For Year 8, Yillen tackled Pythagoras' Theorem in right-angled triangles and then shifted to revision for an upcoming test by reviewing past exam questions.
Meanwhile, Year 9 student Ava worked through the formulas for area and circumference of circles and extended her learning to sectors and arcs using real-life examples.
In Year 8, one student left notes and schoolwork at home, making exam revision less effective. "It was difficult to revise as he didn't have any guidelines," a tutor noted.
For Year 5 mathematics, incomplete homework meant gaps persisted in fundamental operations and delayed progress into probability.
A Year 10 student rushed through algebraic problems without showing working, which led to repeated sign errors that were hard to trace.
Messy graph work in Year 7 made it difficult to spot where misunderstandings began—answers ended up scattered across the page with inconsistent handwriting and unclear layout.

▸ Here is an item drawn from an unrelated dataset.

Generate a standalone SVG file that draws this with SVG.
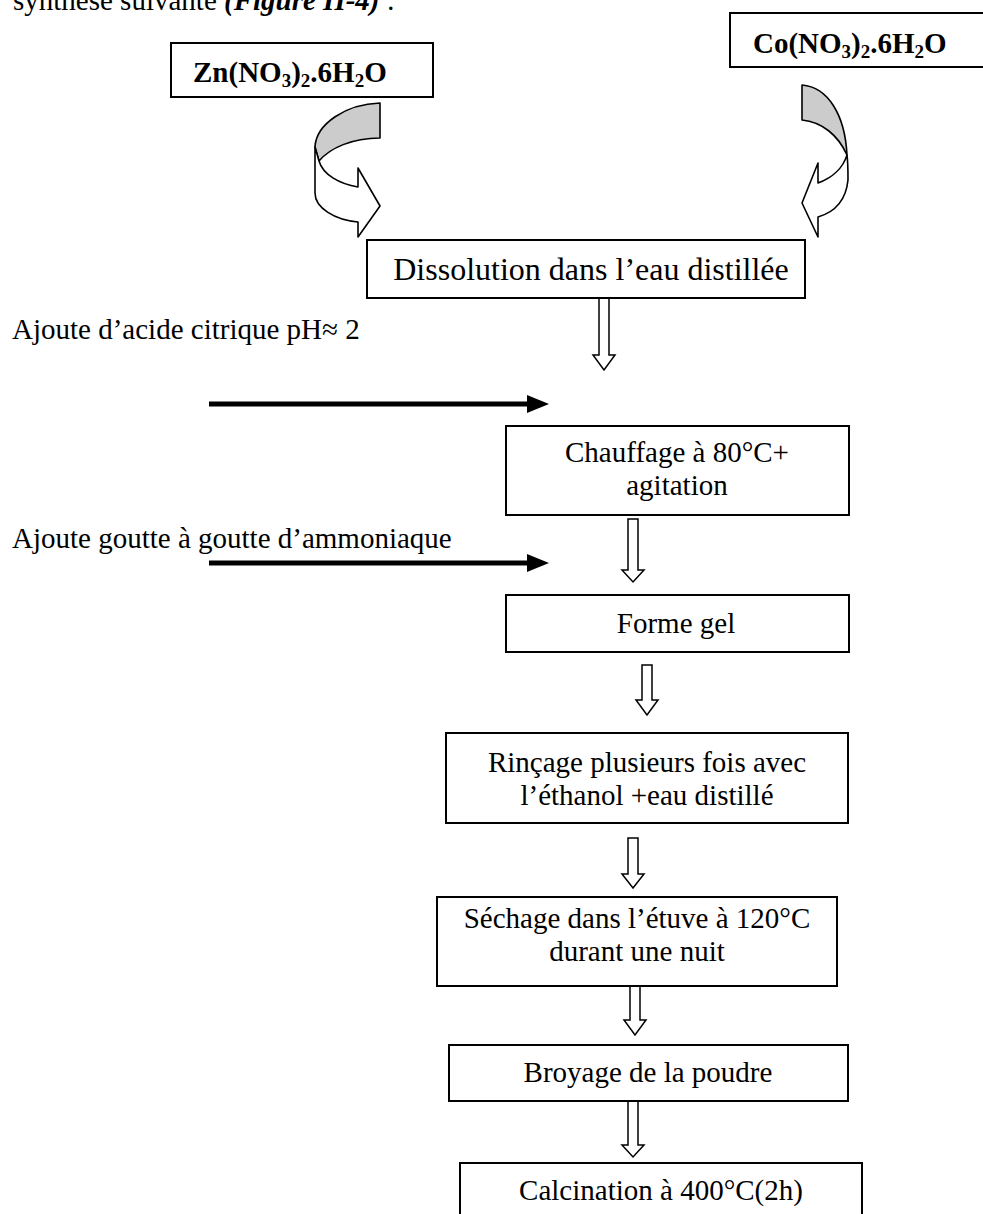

During a Kincumber tutoring session, Olivia began to independently apply area formulas by neatly writing out each step and substituting values herself—a big shift from previously forgetting these details.
In another lesson, Zac, who was once hesitant to speak up, started tackling fraction problems with much more confidence and volunteered his reasoning before the tutor prompted him.
Meanwhile, in Year 4 maths, Ivy surprised her tutor by explaining how she solved addition and subtraction questions out loud—something she'd avoided last term—and finished a full worksheet without needing reminders.